Yes that is why I am second guessing my self.  It is a supplement heat for have of my living room.


----------



## CSCPeter (Jan 28, 2010)

A flex gas gas line like what is in the picture is not to be be put through a wall or run in a wall.  Just take a piece of black pipe with a shut off on the inside as it goes through the wall and connect the flex to that. That is the safest way to do it.  Most LP companies will do free hook-ups with a sign up for LP service, and if they don't get someone else, and they will probably just run copper from the tank to the unit.


----------



## Danno77 (Jan 28, 2010)

CSCPeter said:
			
		

> A flex gas gas line like what is in the picture is not to be be put through a wall or run in a wall.  Just take a piece of black pipe with a shut off on the inside as it goes through the wall and connect the flex to that. That is the safest way to do it.  Most LP companies will do free hook-ups with a sign up for LP service, and if they don't get someone else, and they will probably just run copper from the tank to the unit.


ohhh, i didn't read that first post well enough. I didn't catch that he wanted to run that flex stuff through the wall. yeah, don't do that.


----------



## jtp10181 (Jan 28, 2010)

Yeah, run either copper or black pipe from the tank to inside, then you can connect the shut-off and run the appliance connector. That is the proper way to do it. 

I have seen people use those appliance connectors as a gas line "splice" before and all sorts of other things they are not meant for. Not a good idea.

Anyway, if you want to do it quick and easy, get some copper and some compression fittings. Only other tool you will need a tubing cutter. I would normally use flare fittings on copper, but then you would have a buy a flare tool also. Or if you don't want to have to get any extra tools gets some galvanized iron pipe and some thread sealer and run it that way.

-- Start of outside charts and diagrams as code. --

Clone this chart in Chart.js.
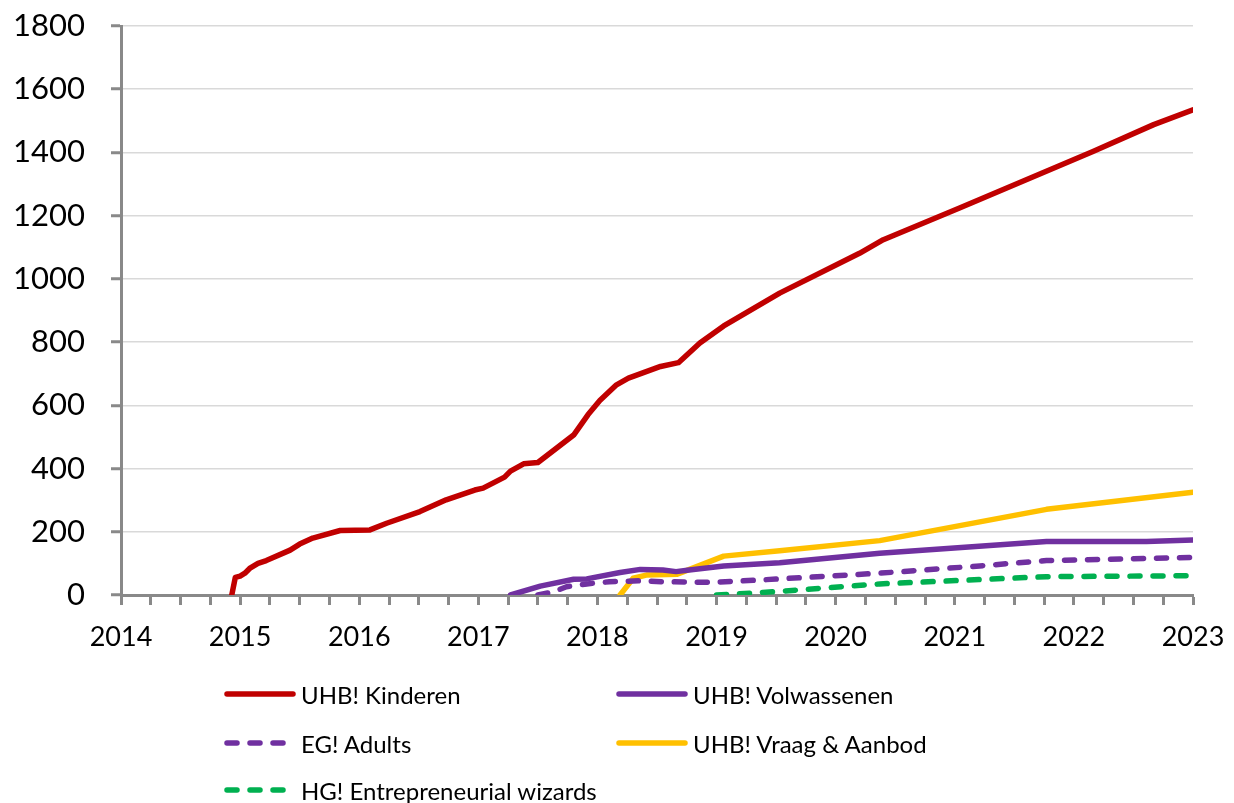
<!DOCTYPE html>
<html>
<head>
<meta charset="utf-8">
<script src="https://cdn.jsdelivr.net/npm/chart.js@4/dist/chart.umd.min.js"></script>
<style>
  html, body { margin: 0; padding: 0; background: #fff; }
  #wrap { position: relative; width: 1234px; height: 803px; }
  #legend { position: absolute; left: 0; top: 0; width: 1234px; height: 803px; pointer-events: none;
            font-family: Lato, "Liberation Sans", sans-serif; font-size: 24px; color: #000; }
  .item { position: absolute; display: flex; align-items: center; height: 30px; }
  .item svg { display: block; margin-right: 5px; }
</style>
</head>
<body>
<div id="wrap">
  <canvas id="chart" width="1234" height="803"></canvas>
  <div id="legend"></div>
</div>
<script>
// decimal years on x, counts on y
const kinderenX = [2014.93, 2014.96, 2015.0, 2015.04, 2015.08, 2015.15, 2015.22, 2015.42, 2015.50, 2015.61, 2015.84,
                   2016.09, 2016.23, 2016.51, 2016.73, 2016.97, 2017.04, 2017.22, 2017.27, 2017.38, 2017.50, 2017.80,
                   2017.92, 2018.02, 2018.16, 2018.26, 2018.53, 2018.68, 2018.86, 2019.06, 2019.53, 2020.20, 2020.40,
                   2021.04, 2022.16, 2022.67, 2023.0];
const kinderenY = [0, 56, 60, 69, 84, 100, 109, 142, 161, 180, 204,
                   206, 227, 264, 301, 332, 338, 373, 392, 415, 419, 506,
                   570, 615, 665, 686, 723, 735, 797, 851, 955, 1081, 1124,
                   1224, 1403, 1488, 1535];

const volwassenenX = [2017.27, 2017.52, 2017.80, 2017.91, 2018.19, 2018.36, 2018.55, 2018.66, 2018.77, 2019.06, 2019.53,
                      2020.37, 2021.77, 2022.61, 2023.0];
const volwassenenY = [0, 28, 50, 51, 71, 81, 79, 74, 79, 92, 102, 132, 169, 169, 174];

const adultsX = [2017.50, 2017.63, 2017.74, 2017.91, 2018.10, 2018.36, 2018.55, 2018.95, 2019.34, 2020.37, 2021.21, 2021.77, 2023.0];
const adultsY = [0, 10, 26, 35, 42, 45, 42, 40, 47, 69, 92, 109, 119];

const vraagX = [2018.19, 2018.30, 2018.41, 2018.67, 2019.06, 2019.53, 2020.37, 2021.77, 2023.0];
const vraagY = [0, 53, 63, 66, 123, 140, 172, 271, 325];

const wizardsX = [2019.0, 2019.47, 2020.37, 2021.77, 2023.0];
const wizardsY = [0, 10, 35, 58, 61];

const seriesLabels = ['UHB! Kinderen', 'UHB! Volwassenen', 'EG! Adults', 'UHB! Vraag & Aanbod', 'HG! Entrepreneurial wizards'];
const seriesColors = ['#C00000', '#7030A0', '#7030A0', '#FFC000', '#00B050'];
const dashed = [false, false, true, false, true];

function pts(xs, ys) {
    return xs.map(function (x, i) { return { x: x, y: ys[i] }; });
}

const allData = [pts(kinderenX, kinderenY), pts(volwassenenX, volwassenenY), pts(adultsX, adultsY),
                 pts(vraagX, vraagY), pts(wizardsX, wizardsY)];

const datasets = allData.map(function (d, i) {
    return {
        label: seriesLabels[i],
        data: d,
        borderColor: seriesColors[i],
        backgroundColor: seriesColors[i],
        borderWidth: 5.5,
        borderDash: dashed[i] ? [10, 13] : [],
        borderCapStyle: 'round',
        borderJoinStyle: 'round',
        pointRadius: 0,
        tension: 0,
        showLine: true,
        fill: false
    };
});

const axisGrey = '#898989';
const ctx = document.getElementById('chart').getContext('2d');
const chart = new Chart(ctx, {
    type: 'scatter',
    data: { datasets: datasets },
    options: {
        responsive: false,
        animation: false,
        devicePixelRatio: 1,
        layout: { padding: { left: 0, right: 41, top: 26, bottom: 148 } },
        plugins: { legend: { display: false }, tooltip: { enabled: false } },
        scales: {
            x: {
                type: 'linear',
                min: 2014,
                max: 2023,
                afterFit: function (scale) {
                    scale.height = 60;
                    scale.paddingLeft = 0;
                    scale.paddingRight = 0;
                },
                border: { color: axisGrey, width: 3 },
                grid: { drawOnChartArea: false, drawTicks: true, tickLength: 10, tickWidth: 3, tickColor: axisGrey },
                ticks: {
                    stepSize: 0.25,
                    autoSkip: false,
                    maxRotation: 0,
                    padding: 16,
                    color: '#000',
                    font: { family: 'Lato', size: 27 },
                    callback: function (v) {
                        return Math.abs(v - Math.round(v)) < 1e-6 ? String(Math.round(v)) : '';
                    }
                }
            },
            y: {
                min: 0,
                max: 1800,
                afterFit: function (scale) {
                    scale.width = 121;
                    scale.paddingTop = 0;
                    scale.paddingBottom = 0;
                },
                border: { color: axisGrey, width: 3 },
                grid: { color: '#D9D9D9', lineWidth: 1.5, tickLength: 10, tickWidth: 3, tickColor: axisGrey },
                ticks: {
                    stepSize: 200,
                    padding: 26,
                    color: '#000',
                    font: { family: 'Lato', size: 31 },
                    callback: function (v) { return String(v); }
                }
            }
        }
    }
});

// legend in two columns like the original
const legendPos = [[224, 694], [616, 694], [224, 743], [616, 743], [224, 790]];
const legendEl = document.getElementById('legend');
chart.data.datasets.forEach(function (ds, i) {
    const item = document.createElement('div');
    item.className = 'item';
    item.style.left = legendPos[i][0] + 'px';
    item.style.top = (legendPos[i][1] - 15) + 'px';
    const dash = ds.borderDash.length ? ' stroke-dasharray="10 13"' : '';
    item.innerHTML = '<svg width="72" height="10"><line x1="3" y1="5" x2="69" y2="5" stroke="' + ds.borderColor +
        '" stroke-width="5.5" stroke-linecap="round"' + dash + '/></svg><span>' + ds.label.replace('&', '&amp;') + '</span>';
    legendEl.appendChild(item);
});
</script>
</body>
</html>
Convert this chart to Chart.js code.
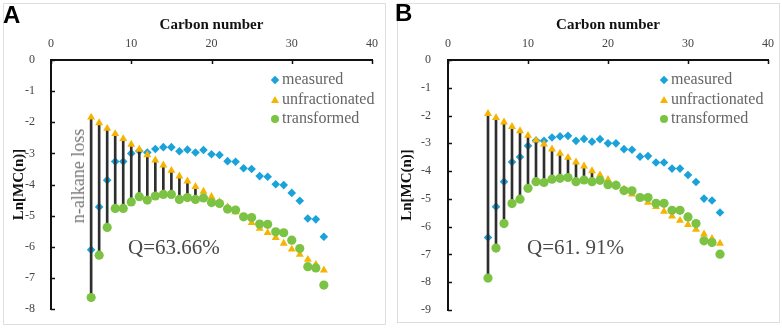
<!DOCTYPE html>
<html><head><meta charset="utf-8">
<script src="https://cdn.jsdelivr.net/npm/chart.js@4.4.1/dist/chart.umd.min.js"></script>
<style>
html,body{margin:0;padding:0;background:#fff;width:782px;height:331px;overflow:hidden;position:relative;}
.frame{position:absolute;border:1px solid #dedede;box-sizing:border-box;}
.cv{position:absolute;top:0;}
.letter{position:absolute;font:bold 24px "Liberation Sans",Arial,sans-serif;color:#000;line-height:24px;}
.legtxt{position:absolute;font:16px "Liberation Serif","Times New Roman",serif;color:#666;line-height:16px;white-space:nowrap;}
.mk{position:absolute;}
.note{position:absolute;font-family:"Liberation Serif","Times New Roman",serif;font-weight:400;color:#4a4a4a;white-space:nowrap;line-height:1;}
</style>
</head><body>
<div class="frame" style="left:3px;top:3px;width:383px;height:322px;"></div>
<div class="frame" style="left:397px;top:3px;width:383px;height:320px;"></div>
<canvas id="cA" class="cv" style="left:0px;width:390px;height:331px;" width="390" height="331"></canvas>
<canvas id="cB" class="cv" style="left:390px;width:392px;height:331px;" width="392" height="331"></canvas>
<div id="overlay"></div>
<script>
// ---------- data ----------
const carbonNumbers = [5,6,7,8,9,10,11,12,13,14,15,16,17,18,19,20,21,22,23,24,25,26,27,28,29,30,31,32,33,34];
const measuredA = [-6.10,-4.72,-3.86,-3.26,-3.26,-3.00,-2.92,-2.97,-2.86,-2.80,-2.80,-2.93,-2.88,-2.97,-2.89,-3.03,-3.05,-3.25,-3.27,-3.48,-3.50,-3.73,-3.75,-3.99,-4.02,-4.27,-4.52,-5.09,-5.12,-5.68];
const unfractionatedA = [-1.84,-2.02,-2.20,-2.37,-2.53,-2.71,-2.87,-3.05,-3.22,-3.38,-3.55,-3.73,-3.89,-4.07,-4.22,-4.39,-4.56,-4.72,-4.88,-5.05,-5.23,-5.41,-5.55,-5.71,-5.89,-6.08,-6.25,-6.41,-6.57,-6.75];
const transformedA = [-7.63,-6.27,-5.38,-4.77,-4.77,-4.56,-4.39,-4.50,-4.37,-4.32,-4.32,-4.48,-4.42,-4.48,-4.43,-4.58,-4.61,-4.79,-4.82,-5.04,-5.06,-5.27,-5.28,-5.52,-5.55,-5.79,-6.06,-6.64,-6.68,-7.23];
const measuredB = [-6.39,-5.28,-4.38,-3.67,-3.49,-3.09,-2.90,-2.91,-2.79,-2.75,-2.73,-2.91,-2.84,-2.94,-2.85,-3.00,-3.00,-3.21,-3.23,-3.48,-3.46,-3.69,-3.69,-3.91,-3.91,-4.14,-4.39,-4.99,-5.06,-5.49];
const unfractionatedB = [-1.93,-2.08,-2.24,-2.40,-2.55,-2.72,-2.89,-3.03,-3.21,-3.36,-3.51,-3.68,-3.82,-3.99,-4.14,-4.31,-4.48,-4.65,-4.83,-4.98,-5.13,-5.28,-5.45,-5.62,-5.78,-5.93,-6.10,-6.27,-6.43,-6.60];
const transformedB = [-7.85,-6.77,-5.89,-5.17,-5.01,-4.62,-4.38,-4.41,-4.29,-4.26,-4.23,-4.38,-4.32,-4.38,-4.33,-4.49,-4.51,-4.70,-4.71,-4.95,-4.95,-5.16,-5.16,-5.41,-5.41,-5.65,-5.89,-6.51,-6.57,-6.99];
const lossCarbonNumbers = [5,6,7,8,9,10,11,12,13,14,15,16,17,18];
const xTickValues = [0,10,20,30,40];
const yTickValuesA = [0,-1,-2,-3,-4,-5,-6,-7,-8];
const yTickValuesB = [0,-1,-2,-3,-4,-5,-6,-7,-8,-9];
const seriesNames = ['measured','unfractionated','transformed'];
const xTitle = 'Carbon number';
const yTitle = 'Ln[MC(n)]';
const qLabelA = 'Q=63.66%';
const qLabelB = 'Q=61. 91%';
const lossLabel = 'n-alkane loss';
const panelLetters = ['A','B'];

// ---------- style ----------
const COLORS = {measured:'#1aa2da', unfractionated:'#f6b400', transformed:'#7cc243', loss:'#2e2e2e'};
const SERIF = '"Liberation Serif","Times New Roman",serif';

function pts(vals){ return carbonNumbers.map((n,i)=>({x:n,y:vals[i]})); }
function lossBars(u,t){ return lossCarbonNumbers.map(n=>{const i=carbonNumbers.indexOf(n); return {x:n,y:[u[i],t[i]]};}); }

const inwardTicks = {
  id:'inwardTicks',
  afterDatasetsDraw(chart){
    const {ctx, chartArea:a, scales:{x,y}} = chart;
    ctx.save(); ctx.strokeStyle='#111'; ctx.lineWidth=1.5; ctx.beginPath();
    x.ticks.forEach(t=>{const px=Math.round(x.getPixelForValue(t.value))+0.5; ctx.moveTo(px,a.top); ctx.lineTo(px,a.top+4);});
    y.ticks.forEach(t=>{const py=Math.round(y.getPixelForValue(t.value))+0.5; ctx.moveTo(a.left,py); ctx.lineTo(a.left+4,py);});
    ctx.stroke(); ctx.restore();
  }
};

function makeChart(id, m, u, t, yTicks, geo){
  return new Chart(document.getElementById(id), {
    type:'scatter',
    data:{datasets:[
      {type:'bar', label:'loss', data:lossBars(u,t), backgroundColor:COLORS.loss, barThickness:2, borderWidth:0, order:4},
      {label:seriesNames[0], data:pts(m), pointStyle:'rectRot', pointRadius:4.3, backgroundColor:COLORS.measured, borderWidth:0, order:5},
      {label:seriesNames[1], data:pts(u), pointStyle:'triangle', pointRadius:4.6, backgroundColor:COLORS.unfractionated, borderWidth:0, order:2},
      {label:seriesNames[2], data:pts(t), pointStyle:'circle', pointRadius:4.6, backgroundColor:COLORS.transformed, borderWidth:0, order:1}
    ]},
    options:{
      responsive:false, animation:false, devicePixelRatio:1,
      layout:{padding:{left:0, top:0, right:geo.right, bottom:geo.bottom}},
      plugins:{legend:{display:false}, tooltip:{enabled:false}},
      scales:{
        x:{type:'linear', position:'top', min:0, max:40, offset:false,
           grid:{display:false, offset:false}, border:{display:true, color:'#111', width:2},
           afterBuildTicks:s=>{s.ticks = xTickValues.map(v=>({value:v}));},
           ticks:{font:{family:SERIF,size:12}, color:'#444', padding:1},
           title:{display:true, text:xTitle, color:'#111', font:{family:SERIF,size:15,weight:'bold'}, padding:{top:16,bottom:0}},
           afterFit:s=>{s.height=60;}},
        y:{type:'linear', position:'left', min:yTicks[yTicks.length-1], max:0,
           grid:{display:false}, border:{display:true, color:'#111', width:2},
           afterBuildTicks:s=>{s.ticks = yTicks.map(v=>({value:v}));},
           ticks:{font:{family:SERIF,size:12}, color:'#444', padding:geo.tickPad},
           title:{display:true, text:yTitle, color:'#111', font:{family:SERIF,size:15,weight:'bold'}, padding:{top:geo.titlePad,bottom:0}},
           afterFit:s=>{s.width=geo.left;}}
      }
    },
    plugins:[inwardTicks]
  });
}

makeChart('cA', measuredA, unfractionatedA, transformedA, yTickValuesA, {left:51, right:18, bottom:22, tickPad:8, titlePad:10});
makeChart('cB', measuredB, unfractionatedB, transformedB, yTickValuesB, {left:58, right:14, bottom:21, tickPad:9, titlePad:8});

// ---------- overlay text (legend, annotations, panel letters) ----------
const ov = document.getElementById('overlay');
function add(html){ ov.insertAdjacentHTML('beforeend', html); }
function marker(kind, cx, cy){
  const c = COLORS[kind];
  if(kind==='measured') return `<div class="mk" style="left:${cx-3}px;top:${cy-3}px;width:6px;height:6px;background:${c};transform:rotate(45deg);"></div>`;
  if(kind==='unfractionated') return `<div class="mk" style="left:${cx-4}px;top:${cy-4}px;width:0;height:0;border-left:4px solid transparent;border-right:4px solid transparent;border-bottom:7px solid ${c};"></div>`;
  return `<div class="mk" style="left:${cx-4}px;top:${cy-4}px;width:8px;height:8px;border-radius:50%;background:${c};"></div>`;
}
function legend(mx, tx, rows){
  seriesNames.forEach((name,i)=>{
    add(marker(name, mx, rows[i]));
    add(`<div class="legtxt" style="left:${tx}px;top:${rows[i]-9}px;">${name}</div>`);
  });
}
legend(275, 282, [80,99.5,118.5]);
legend(664, 671, [80,99.5,119]);
add(`<div class="letter" style="left:3px;top:3px;">${panelLetters[0]}</div>`);
add(`<div class="letter" style="left:395px;top:1px;">${panelLetters[1]}</div>`);
add(`<div class="note" style="left:128px;top:237px;font-size:21px;">${qLabelA}</div>`);
add(`<div class="note" style="left:527px;top:237px;font-size:21px;">${qLabelB}</div>`);
add(`<div class="note" style="left:78px;top:176px;font-size:18px;transform:translate(-50%,-50%) rotate(-90deg);color:#777;">${lossLabel}</div>`);
</script>
</body></html>
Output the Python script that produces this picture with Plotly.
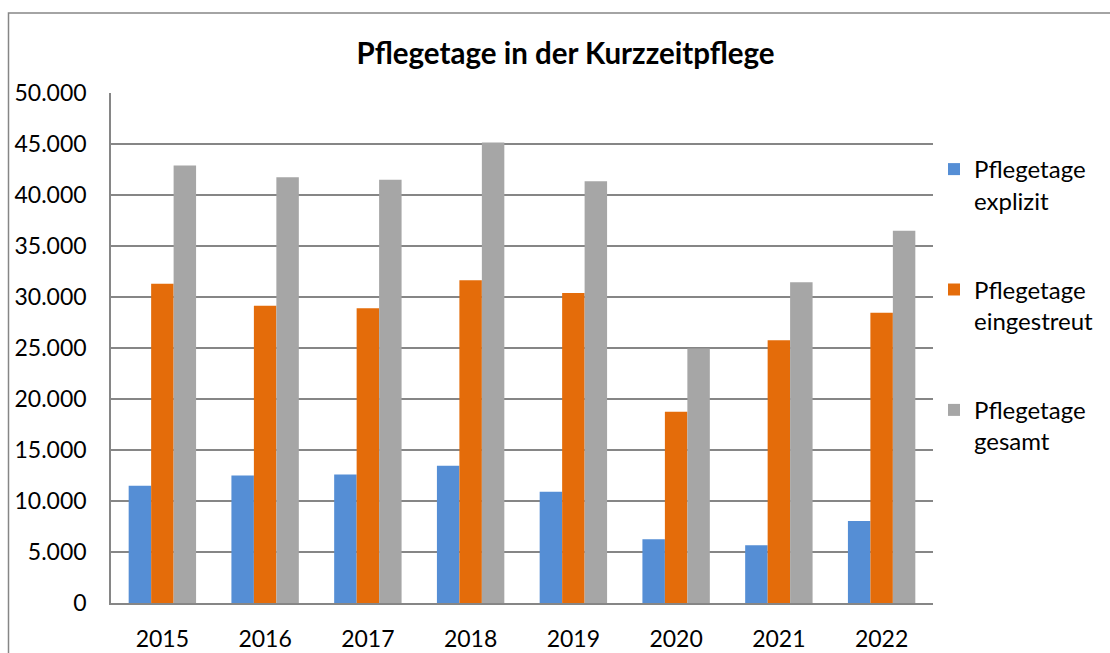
import plotly.graph_objects as go

years = ["2015", "2016", "2017", "2018", "2019", "2020", "2021", "2022"]
explizit = [11500, 12500, 12600, 13450, 10900, 6250, 5650, 8050]
eingestreut = [31300, 29150, 28900, 31650, 30400, 18750, 25750, 28450]
gesamt = [42900, 41750, 41500, 45150, 41350, 24950, 31450, 36500]
names = ["Pflegetage<br>explizit", "Pflegetage<br>eingestreut", "Pflegetage<br>gesamt"]
colors = ["#558ED5", "#E46C0A", "#A6A6A6"]
y_ticks = [0, 5000, 10000, 15000, 20000, 25000, 30000, 35000, 40000, 45000, 50000]

W, H = 1110, 653
L, R, T, B = 111, 177, 93, 50
pw, ph = W - L - R, H - T - B

fig = go.Figure()
for i, (vals, nm, col) in enumerate(zip([explizit, eingestreut, gesamt], names, colors)):
    fig.add_trace(go.Bar(x=years, y=vals, name=nm, marker_color=col,
                         marker_line_width=0, legendgroup=f"g{i}"))

fig.update_layout(
    width=W, height=H,
    margin=dict(l=L, r=R, t=T, b=B, autoexpand=False),
    paper_bgcolor="white", plot_bgcolor="white",
    separators=",.",
    font=dict(family="Lato", size=23, color="#000000"),
    barmode="group", bargap=0.344, bargroupgap=0,
    title=dict(text="<b>Pflegetage in der Kurzzeitpflege</b>", font=dict(family="Lato", size=29.5, color="#000000"),
               x=565.5 / W, xref="container", xanchor="center",
               y=1 - 54 / H, yref="container", yanchor="middle"),
    legend=dict(x=934 / W, xref="container", xanchor="left",
                y=1 - 147 / H, yref="container", yanchor="top",
                font=dict(family="Lato", size=24), valign="top", tracegroupgap=55,
                itemwidth=30, bgcolor="rgba(0,0,0,0)"),
    xaxis=dict(showgrid=False, showline=True, linecolor="#868686", linewidth=1.5,
               ticks="", ticklabelstandoff=15, tickfont=dict(size=23), automargin=False),
    yaxis=dict(range=[0, 50000], tickvals=y_ticks, tickformat=",d", showgrid=True,
               gridcolor="#868686", gridwidth=1.5, showline=True, linecolor="#868686",
               linewidth=1.5, ticks="", ticklabelstandoff=18, zeroline=False,
               tickfont=dict(size=23), automargin=False),
    shapes=[dict(type="rect", xref="paper", yref="paper",
                 x0=(8.5 - L) / pw, x1=(1130 - L) / pw,
                 y0=-(70) / ph, y1=1 + (T - 13) / ph,
                 line=dict(color="#868686", width=1.5), fillcolor="rgba(0,0,0,0)", layer="below")],
)

fig.write_html("out.html", config={"displayModeBar": False},
               post_script="document.body.style.margin='0px';document.body.style.overflow='hidden';")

Maybe you could convince someone to use a gas sniffer and leak check it for free when you are all done? (Or just use your nose).


----------



## Danno77 (Jan 28, 2010)

jtp10181 said:
			
		

> Yeah, run either copper or black pipe from the tank to inside, then you can connect the shut-off and run the appliance connector. That is the proper way to do it.
> 
> I have seen people use those appliance connectors as a gas line "splice" before and all sorts of other things they are not meant for. Not a good idea.
> 
> ...


I've never done black pipe with LP, but with NG. i imagine it's the same, the only difference would be the pressure. LP is usually at a higher pressure from what I remember. Black pipe is VERY easy to work with and it's VERY cheap and it doesn't require any special tools. if you can't find an LP company that will do it for you, then do it yourself as i bet most will still check out your work if you ask them too.


----------



## EatenByLimestone (Jan 28, 2010)

I used copper from the tank to just outside the cabin, under the floor.  It bends to make hooking up the tank easier during changes and doesn't have any joints that could leak in the middle of the run.  Then used black pipe into a T (condensation trap) and straight up into the heater.  Make sure all your pipe is sized correctly for the btu of the heater and the length of the line.  When I plumbed mine, I made sure I oversized it so I could easily install a larger heater or T off it to instal a second heater if I wanted to later.   Test for leaks with soapy water or a commercial product like Snoop.  

Matt


----------



## mayor mcheese (Jan 28, 2010)

Pretty sure you need pressure regulator. I do know my friends erequired one and he used an old one that he laying around and it was to high because the heater would flame up every now and then. I have one I have yet to install. I talked to my lp guys the said stub it out and they would hook it up and they said it should be less than an hour.


----------



## Danno77 (Jan 28, 2010)

mayor mcheese said:
			
		

> Pretty sure you need pressure regulator. I do know my friends erequired one and he used an old one that he laying around and it was to high because the heater would flame up every now and then. I have one I have yet to install. I talked to my lp guys the said stub it out and they would hook it up and they said it should be less than an hour.


I thought the pressure regulator for LP systems was right on the tank.


----------



## EatenByLimestone (Jan 28, 2010)

I put one on the tank and there is an integral one in the heater.  

Matt


----------



## EatenByLimestone (Jan 28, 2010)

Also it's nice to have a shut off valve at each end of the line.  Otherwise you can get a 20 foot line full of air and not propane when changing tanks.  

Matt


----------



## jtp10181 (Jan 29, 2010)

Danno77 said:
			
		

> mayor mcheese said:
> 
> 
> 
> ...



Depends on the tank he gets, some might have one right on it, others might not. 

I was thinking this when I read the first post but forgot to mention it.

On a standard LP system there is a tank regulator and then a 2nd stage regulator on the side of the house which steps it down to 11-14" WC. On a small tank system you generally only need one regulator to bring it to the 11" WC. If you look on an LP gas grill it is the round sliver thing attached to your flexible supply line.


----------



## rowerwet (Jan 31, 2010)

friend of mine went to HD to get copper to replace a part of his run and was told they wouldn't sell it to him unless he had a gas liscense. this was in NH


----------



## EatenByLimestone (Jan 31, 2010)

Time to head on over to Lowes or to the plumbing supply house.  

Matt


----------